Prove that in any group of 6 people there are always at least 3 people who either all know one-another or all are strangers to one-another.
Hint: Use the pigeonhole principle.
I don't see how this applies to the pigeonhole principle because I keep imagining a group of 4 strangers, and then 2 friends. This would be 6 total but against what the proof is asking. Maybe I don't understand the proof in question...
On
This can be seen as the Ramsey number $R(3,3)$ , and we know that $R(3,3)=6$. The Ramsey number $R(s,t)$ can be seen as the least number R so that a $K_r$ graph painted of 2 colors ; say colors A and B, contains either a $K_s$ of color A, or a $K_t$ subgraph of color B .

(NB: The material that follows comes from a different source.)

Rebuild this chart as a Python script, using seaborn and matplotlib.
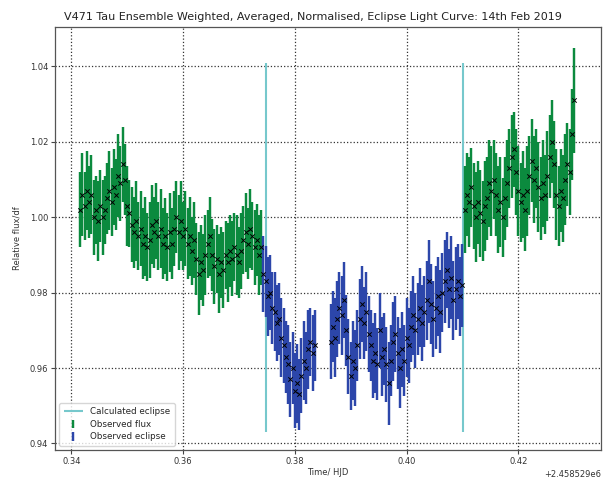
import numpy as np
import matplotlib
matplotlib.use("Agg")
import matplotlib.pyplot as plt
import seaborn as sns

# HJD zero point of the night (14 Feb 2019)
hjd_zero = 2458529.0

# Out-of-eclipse photometry before ingress
time_pre = [0.3416, 0.3420, 0.3424, 0.3428, 0.3432, 0.3436, 0.3440, 0.3444, 0.3448, 0.3452,
            0.3456, 0.3460, 0.3464, 0.3468, 0.3472, 0.3476, 0.3480, 0.3484, 0.3488, 0.3492,
            0.3496, 0.3500, 0.3504, 0.3508, 0.3512, 0.3516, 0.3520, 0.3524, 0.3528, 0.3532,
            0.3536, 0.3540, 0.3544, 0.3548, 0.3552, 0.3556, 0.3560, 0.3564, 0.3568, 0.3572,
            0.3576, 0.3580, 0.3584, 0.3588, 0.3592, 0.3596, 0.3600, 0.3604, 0.3608, 0.3612,
            0.3616, 0.3620, 0.3624, 0.3628, 0.3632, 0.3636, 0.3640, 0.3644, 0.3648, 0.3652,
            0.3656, 0.3660, 0.3664, 0.3668, 0.3672, 0.3676, 0.3680, 0.3684, 0.3688, 0.3692,
            0.3696, 0.3700, 0.3704, 0.3708, 0.3712, 0.3716, 0.3720, 0.3724, 0.3728, 0.3732,
            0.3736, 0.3740]
flux_pre = [1.002, 1.006, 1.003, 1.007, 1.004, 1.006, 1.000, 1.002, 0.999, 1.003,
            1.000, 1.002, 1.005, 1.007, 1.004, 1.008, 1.006, 1.011, 1.009, 1.014,
            1.010, 1.003, 1.001, 0.998, 0.996, 0.999, 0.995, 0.997, 0.993, 0.995,
            0.992, 0.994, 0.998, 0.996, 0.999, 0.995, 0.997, 0.993, 0.995, 0.992,
            0.996, 0.993, 0.997, 1.000, 0.996, 0.999, 0.995, 0.997, 0.993, 0.995,
            0.991, 0.994, 0.989, 0.985, 0.988, 0.986, 0.990, 0.993, 0.995, 0.990,
            0.987, 0.989, 0.985, 0.988, 0.986, 0.990, 0.988, 0.991, 0.989, 0.992,
            0.990, 0.988, 0.991, 0.994, 0.996, 0.993, 0.997, 0.995, 0.992, 0.994,
            0.990, 0.992]
err_pre = [0.0100, 0.0110, 0.0090, 0.0105, 0.0095, 0.0105, 0.0100, 0.0090, 0.0105, 0.0095,
           0.0100, 0.0090, 0.0095, 0.0105, 0.0090, 0.0100, 0.0095, 0.0110, 0.0100, 0.0100,
           0.0095, 0.0105, 0.0090, 0.0100, 0.0095, 0.0105, 0.0090, 0.0100, 0.0095, 0.0105,
           0.0090, 0.0100, 0.0105, 0.0095, 0.0100, 0.0090, 0.0105, 0.0095, 0.0100, 0.0090,
           0.0105, 0.0095, 0.0100, 0.0095, 0.0100, 0.0105, 0.0090, 0.0100, 0.0095, 0.0105,
           0.0090, 0.0100, 0.0095, 0.0110, 0.0100, 0.0095, 0.0105, 0.0090, 0.0105, 0.0095,
           0.0100, 0.0090, 0.0105, 0.0095, 0.0100, 0.0090, 0.0105, 0.0095, 0.0100, 0.0090,
           0.0105, 0.0095, 0.0100, 0.0090, 0.0105, 0.0095, 0.0105, 0.0090, 0.0100, 0.0095,
           0.0105, 0.0100]

# In-eclipse photometry, before the gap
time_ecl_a = [0.3744, 0.3748, 0.3752, 0.3756, 0.3760, 0.3764, 0.3768, 0.3772, 0.3776, 0.3780,
              0.3784, 0.3788, 0.3792, 0.3796, 0.3800, 0.3804, 0.3808, 0.3812, 0.3816, 0.3820,
              0.3824, 0.3828, 0.3832, 0.3836]
flux_ecl_a = [0.985, 0.983, 0.979, 0.980, 0.976, 0.975, 0.972, 0.973, 0.968, 0.966,
              0.963, 0.961, 0.957, 0.960, 0.954, 0.956, 0.953, 0.958, 0.962, 0.960,
              0.965, 0.967, 0.964, 0.966]
err_ecl_a = [0.0100, 0.0095, 0.0105, 0.0100, 0.0095, 0.0105, 0.0100, 0.0095, 0.0105, 0.0100,
             0.0095, 0.0105, 0.0100, 0.0095, 0.0100, 0.0105, 0.0095, 0.0100, 0.0105, 0.0095,
             0.0105, 0.0090, 0.0100, 0.0095]

# In-eclipse photometry, after the gap
time_ecl_b = [0.3864, 0.3868, 0.3872, 0.3876, 0.3880, 0.3884, 0.3888, 0.3892, 0.3896, 0.3900,
              0.3904, 0.3908, 0.3912, 0.3916, 0.3920, 0.3924, 0.3928, 0.3932, 0.3936, 0.3940,
              0.3944, 0.3948, 0.3952, 0.3956, 0.3960, 0.3964, 0.3968, 0.3972, 0.3976, 0.3980,
              0.3984, 0.3988, 0.3992, 0.3996, 0.4000, 0.4004, 0.4008, 0.4012, 0.4016, 0.4020,
              0.4024, 0.4028, 0.4032, 0.4036, 0.4040, 0.4044, 0.4048, 0.4052, 0.4056, 0.4060,
              0.4064, 0.4068, 0.4072, 0.4076, 0.4080, 0.4084, 0.4088, 0.4092, 0.4096, 0.4100]
flux_ecl_b = [0.967, 0.971, 0.968, 0.973, 0.976, 0.974, 0.978, 0.970, 0.963, 0.958,
              0.962, 0.960, 0.966, 0.973, 0.977, 0.972, 0.975, 0.969, 0.966, 0.962,
              0.964, 0.961, 0.970, 0.963, 0.965, 0.961, 0.956, 0.962, 0.967, 0.969,
              0.964, 0.960, 0.965, 0.962, 0.968, 0.966, 0.971, 0.974, 0.970, 0.973,
              0.976, 0.972, 0.975, 0.978, 0.983, 0.977, 0.973, 0.976, 0.979, 0.975,
              0.980, 0.983, 0.986, 0.981, 0.984, 0.978, 0.981, 0.983, 0.979, 0.982]
err_ecl_b = [0.0100, 0.0095, 0.0105, 0.0100, 0.0095, 0.0105, 0.0100, 0.0095, 0.0100, 0.0090,
             0.0105, 0.0100, 0.0095, 0.0105, 0.0100, 0.0095, 0.0105, 0.0100, 0.0095, 0.0100,
             0.0105, 0.0095, 0.0100, 0.0105, 0.0095, 0.0100, 0.0110, 0.0095, 0.0105, 0.0100,
             0.0095, 0.0105, 0.0100, 0.0095, 0.0105, 0.0100, 0.0095, 0.0105, 0.0100, 0.0095,
             0.0105, 0.0100, 0.0095, 0.0105, 0.0110, 0.0105, 0.0100, 0.0110, 0.0105, 0.0110,
             0.0105, 0.0110, 0.0100, 0.0105, 0.0110, 0.0105, 0.0110, 0.0100, 0.0105, 0.0110]

# Out-of-eclipse photometry after egress
time_post = [0.4104, 0.4108, 0.4112, 0.4116, 0.4120, 0.4124, 0.4128, 0.4132, 0.4136, 0.4140,
             0.4144, 0.4148, 0.4152, 0.4156, 0.4160, 0.4164, 0.4168, 0.4172, 0.4176, 0.4180,
             0.4184, 0.4188, 0.4192, 0.4196, 0.4200, 0.4204, 0.4208, 0.4212, 0.4216, 0.4220,
             0.4224, 0.4228, 0.4232, 0.4236, 0.4240, 0.4244, 0.4248, 0.4252, 0.4256, 0.4260,
             0.4264, 0.4268, 0.4272, 0.4276, 0.4280, 0.4284, 0.4288, 0.4292, 0.4296, 0.4300]
flux_post = [1.002, 1.006, 1.004, 1.008, 1.003, 1.000, 1.004, 1.001, 0.999, 1.003,
             1.005, 1.009, 1.007, 1.010, 1.006, 1.002, 1.004, 1.000, 1.005, 1.009,
             1.013, 1.016, 1.018, 1.012, 1.007, 1.004, 1.006, 1.002, 1.007, 1.011,
             1.015, 1.010, 1.013, 1.008, 1.005, 1.009, 1.006, 1.011, 1.016, 1.020,
             1.014, 1.006, 1.003, 1.007, 1.005, 1.010, 1.014, 1.012, 1.022, 1.031]
err_post = [0.0115, 0.0110, 0.0120, 0.0105, 0.0115, 0.0120, 0.0110, 0.0115, 0.0105, 0.0120,
            0.0110, 0.0115, 0.0120, 0.0105, 0.0110, 0.0115, 0.0120, 0.0105, 0.0110, 0.0115,
            0.0105, 0.0110, 0.0100, 0.0115, 0.0120, 0.0105, 0.0115, 0.0110, 0.0120, 0.0105,
            0.0110, 0.0115, 0.0105, 0.0120, 0.0110, 0.0115, 0.0105, 0.0120, 0.0110, 0.0110,
            0.0115, 0.0120, 0.0105, 0.0110, 0.0115, 0.0120, 0.0110, 0.0115, 0.0120, 0.0140]

# Predicted ingress / egress times and the span of their markers
eclipse_times = [0.3748, 0.4101]
eclipse_span = [0.943, 1.041]

flux_colour = "#0b8a3e"
eclipse_colour = "#2c46aa"
predict_colour = "#76c8cc"

sns.set_style("white")
plt.rcParams["font.family"] = ["DejaVu Sans"]

fig = plt.figure(figsize=(6.12, 4.8), dpi=100)
ax = fig.add_axes([0.09, 0.062, 0.892, 0.882])

t_out = hjd_zero + np.array(time_pre + time_post)
f_out = np.array(flux_pre + flux_post)
e_out = np.array(err_pre + err_post)
t_in = hjd_zero + np.array(time_ecl_a + time_ecl_b)
f_in = np.array(flux_ecl_a + flux_ecl_b)
e_in = np.array(err_ecl_a + err_ecl_b)

ax.vlines(hjd_zero + np.array(eclipse_times), eclipse_span[0], eclipse_span[1],
          colors=predict_colour, linewidth=1.5, label="Calculated eclipse", zorder=1)
ax.errorbar(t_out, f_out, yerr=e_out, fmt="none", ecolor=flux_colour,
            elinewidth=1.75, label="Observed flux", zorder=2)
ax.errorbar(t_in, f_in, yerr=e_in, fmt="none", ecolor=eclipse_colour,
            elinewidth=1.75, label="Observed eclipse", zorder=2)

sns.scatterplot(x=np.concatenate([t_out, t_in]), y=np.concatenate([f_out, f_in]),
                marker="x", color="black", s=10, linewidth=0.7, ax=ax,
                legend=False, zorder=3)

ax.set_xlim(hjd_zero + 0.3371, hjd_zero + 0.4348)
ax.set_ylim(0.9382, 1.0505)
ax.set_xticks(hjd_zero + np.array([0.34, 0.36, 0.38, 0.40, 0.42]))
ax.set_yticks([0.94, 0.96, 0.98, 1.00, 1.02, 1.04])
ax.ticklabel_format(axis="x", useOffset=hjd_zero, style="plain")
ax.xaxis.get_major_formatter().set_useOffset(hjd_zero)

ax.grid(True, linestyle=":", color="#333333", linewidth=0.9)
for s in ax.spines.values():
    s.set_color("#555555")
    s.set_linewidth(0.9)
ax.tick_params(axis="both", labelsize=6, length=3, width=0.8, colors="#444444",
               labelcolor="#333333", direction="out", bottom=True, left=True, pad=2)
ax.xaxis.get_offset_text().set_fontsize(6)
ax.xaxis.get_offset_text().set_color("#333333")

ax.set_title("V471 Tau Ensemble Weighted, Averaged, Normalised, Eclipse Light Curve: 14th Feb 2019",
             fontsize=8, color="#222222", pad=5, x=0.473)
ax.set_xlabel("Time/ HJD", fontsize=6, color="#333333", labelpad=1)
ax.set_ylabel("Relative flux/df", fontsize=6, color="#333333", labelpad=6)

leg = ax.legend(loc="lower left", fontsize=6.3, frameon=True, framealpha=0.8,
                handlelength=2.2, borderpad=0.5, labelspacing=0.4)
leg.get_frame().set_edgecolor("#cccccc")

fig.savefig("out.png", dpi=100)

To illustrate the situation, draw a $K_6$ graph, i.e., a complete graph on $6$ vertices (a graph on 6 vertices where any two vertices are joined by an edge), and join any two vertices with, say, a red edge if two people know each other, and join them with/by a blue vertex otherwise. Fix a given vertex x. Then there are , by the pigeonhole principle, at least $3$ blue ( can also be red) incident with x....Can you continue from here?
See Theorem on friends and strangers. The proof section gives precisely what you want and explains how the pigeonhole principle is used here.